Think about the value we could add to the UK’s global competitiveness if we could close that gap. Just narrowing it to match the difference between Paris and Lyon would add £20bn to the UK economy – if London and Manchester were as close together as Paris and Lyon. It’s a massive prize.
So, we are doing well, but we have so much more to give.
In July, the UK elected a new Government with growth as its driving mission.
We have got real growth, and we can give UK plc so much more, but our message to our own Government is a serious one: it will only happen if you give us the powers, investment, and infrastructure that we need to cope with the consequences of that growth.

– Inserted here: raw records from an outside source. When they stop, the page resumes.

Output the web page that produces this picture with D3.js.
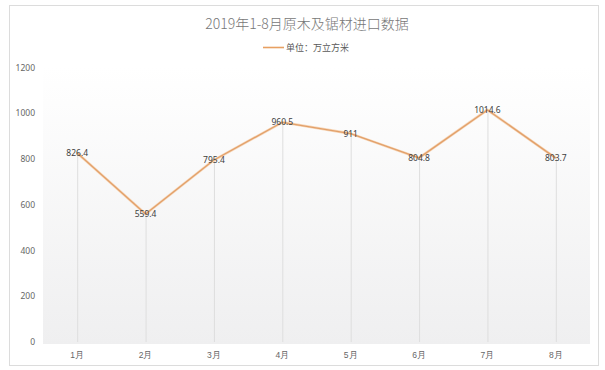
<!DOCTYPE html>
<html>
<head>
<meta charset="utf-8">
<script src="https://cdn.jsdelivr.net/npm/d3@7"></script>
<style>
  html, body { margin: 0; padding: 0; background: #fff; }
  svg { display: block; font-family: "Noto Sans CJK SC", "DejaVu Sans", sans-serif; }
</style>
</head>
<body>
<div id="chart"></div>
<script>
// 数据
const months = ['1月', '2月', '3月', '4月', '5月', '6月', '7月', '8月'];
const volumes = [826.4, 559.4, 795.4, 960.5, 911, 804.8, 1014.6, 803.7];
const yTicks = [0, 200, 400, 600, 800, 1000, 1200];
const titleText = '2019年1-8月原木及锯材进口数据';
const legendText = '单位：万立方米';

function renderChart() {
    const width = 605, height = 370;
    const plot = { left: 43, right: 590, top: 67.5, bottom: 342 };

    const svg = d3.select('#chart')
        .append('svg')
        .attr('width', width)
        .attr('height', height);

    // 背景渐变
    const defs = svg.append('defs');
    const grad = defs.append('linearGradient')
        .attr('id', 'bg')
        .attr('x1', 0).attr('y1', 0).attr('x2', 0).attr('y2', 1);
    grad.append('stop').attr('offset', '0%').attr('stop-color', '#ffffff');
    grad.append('stop').attr('offset', '100%').attr('stop-color', '#efeff0');

    // 外框
    svg.append('rect')
        .attr('x', 9.5).attr('y', 5.5)
        .attr('width', 589).attr('height', 360)
        .attr('fill', '#fff')
        .attr('stroke', '#dcdcdc');

    const x = d3.scaleBand()
        .domain(months)
        .range([plot.left, plot.right]);

    const y = d3.scaleLinear()
        .domain([0, 1200])
        .range([plot.bottom, plot.top]);

    // 绘图区
    svg.append('rect')
        .attr('x', plot.left)
        .attr('y', plot.top)
        .attr('width', plot.right - plot.left)
        .attr('height', plot.bottom + 2 - plot.top)
        .attr('fill', 'url(#bg)');

    // 标题
    svg.append('text')
        .attr('x', 307).attr('y', 29)
        .attr('text-anchor', 'middle')
        .attr('font-size', 14)
        .attr('font-weight', 300)
        .attr('fill', '#777')
        .text(titleText);

    // 图例
    svg.append('line')
        .attr('x1', 263).attr('x2', 284)
        .attr('y1', 47.5).attr('y2', 47.5)
        .attr('stroke', '#e8a062')
        .attr('stroke-width', 1.6);
    svg.append('text')
        .attr('x', 286).attr('y', 51)
        .attr('font-size', 9)
        .attr('fill', '#595959')
        .text(legendText);

    // Y轴
    const yAxis = svg.append('g')
        .attr('transform', `translate(${plot.left - 8},0)`)
        .call(d3.axisLeft(y).tickValues(yTicks).tickFormat(d3.format('d')).tickSize(0).tickPadding(0));
    yAxis.select('.domain').remove();
    yAxis.selectAll('text')
        .attr('font-size', 8.5)
        .attr('fill', '#666')
        .attr('font-family', '"Noto Sans", "DejaVu Sans", sans-serif');

    // X轴
    const xAxis = svg.append('g')
        .attr('transform', `translate(0,${plot.bottom + 9})`)
        .call(d3.axisBottom(x).tickSize(0).tickPadding(0));
    xAxis.select('.domain').remove();
    xAxis.selectAll('text')
        .attr('font-size', 8.5)
        .attr('fill', '#666')
        .attr('dy', '0.8em');

    const cx = d => x(d) + x.bandwidth() / 2;

    // 垂直线
    svg.append('g')
        .selectAll('line')
        .data(months)
        .join('line')
        .attr('x1', d => cx(d) + 0.5)
        .attr('x2', d => cx(d) + 0.5)
        .attr('y1', (d, i) => y(volumes[i]))
        .attr('y2', plot.bottom)
        .attr('stroke', '#dedede')
        .attr('stroke-width', 1);

    // 折线
    const line = d3.line()
        .x((d, i) => cx(months[i]))
        .y(d => y(d));

    svg.append('path')
        .datum(volumes)
        .attr('fill', 'none')
        .attr('stroke', '#f6d6b8')
        .attr('stroke-width', 2.6)
        .attr('stroke-linejoin', 'round')
        .attr('d', line);
    svg.append('path')
        .datum(volumes)
        .attr('fill', 'none')
        .attr('stroke', '#e2a06a')
        .attr('stroke-width', 1.3)
        .attr('stroke-linejoin', 'round')
        .attr('d', line);

    // 数据标签
    svg.append('g')
        .selectAll('text')
        .data(volumes)
        .join('text')
        .attr('x', (d, i) => cx(months[i]))
        .attr('y', d => y(d))
        .attr('dy', '0.35em')
        .attr('text-anchor', 'middle')
        .attr('font-size', 8.5)
        .attr('fill', '#404040')
        .attr('font-family', '"Noto Sans", "DejaVu Sans", sans-serif')
        .text(d => d);
}

renderChart();
</script>
</body>
</html>
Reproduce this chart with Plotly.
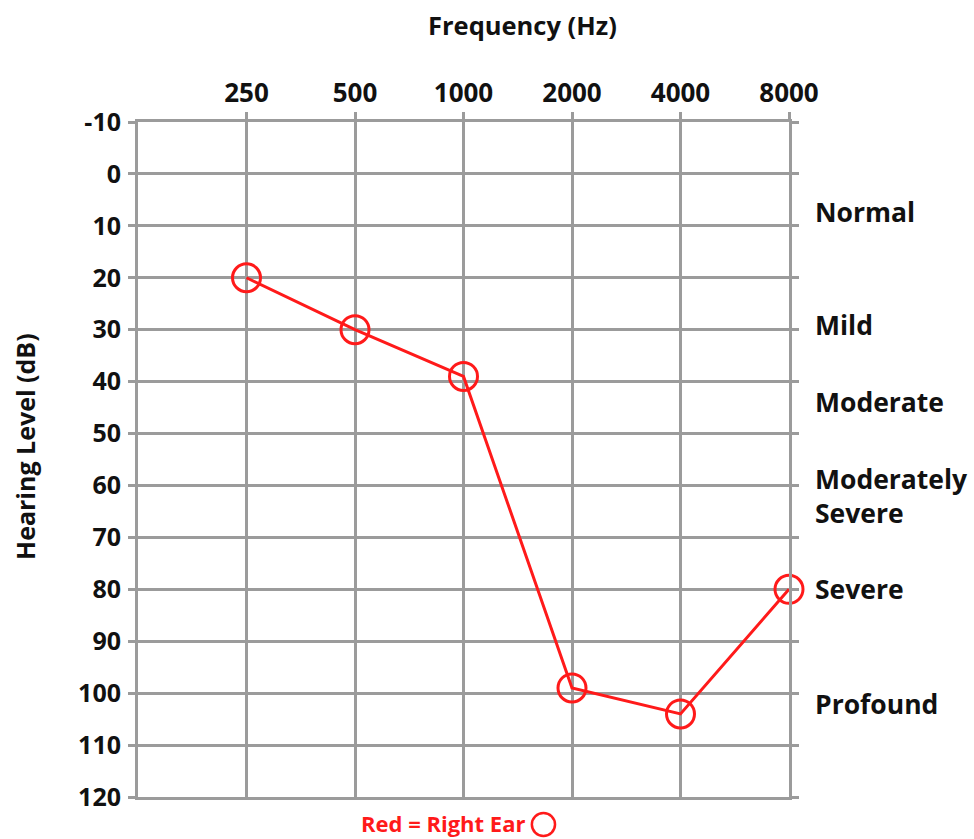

If we haven’t got the homes to offer people moving to our city, or if our transport system becomes even more congested than it already is, then this success story may not last. You have got to invest in it and break Whitehall out of its London-centric ways.
If you can’t find the money for us, then empower us with new ways of raising it ourselves.
And everything that I’ve just said that I want for Manchester, I want for Belfast, I want for Liverpool, I want for Newcastle, Sheffield, Birmingham, everywhere.
This week, Bev and I were at the memorial service for the person you can see on the screen, Sir Howard Bernstein. And we’re not here claiming credit, we recognise that Sir Howard did more than anybody in this country to pioneer a new model of bottom-up devolution.
As we paid our respects to Sir Howard – Bev and I – and his achievements were listed in front of us, I think we sank a little into our seats at the scale of the expectation now on our shoulders, the challenge of following in his shoes.
But you know what? We are ready for it.
We are making Greater Manchester the big growth success story outside of the golden triangle of London, Oxford and Cambridge.
It will be the most highly networked zero-carbon city in the world by 2038, with better homes, better transport and better jobs for our residents.
We have the highest ambitions for what we can be in the 21st century, and what you can be too, and we call on all investors, government and private, to back us with that vision.
Thank you very much indeed for listening.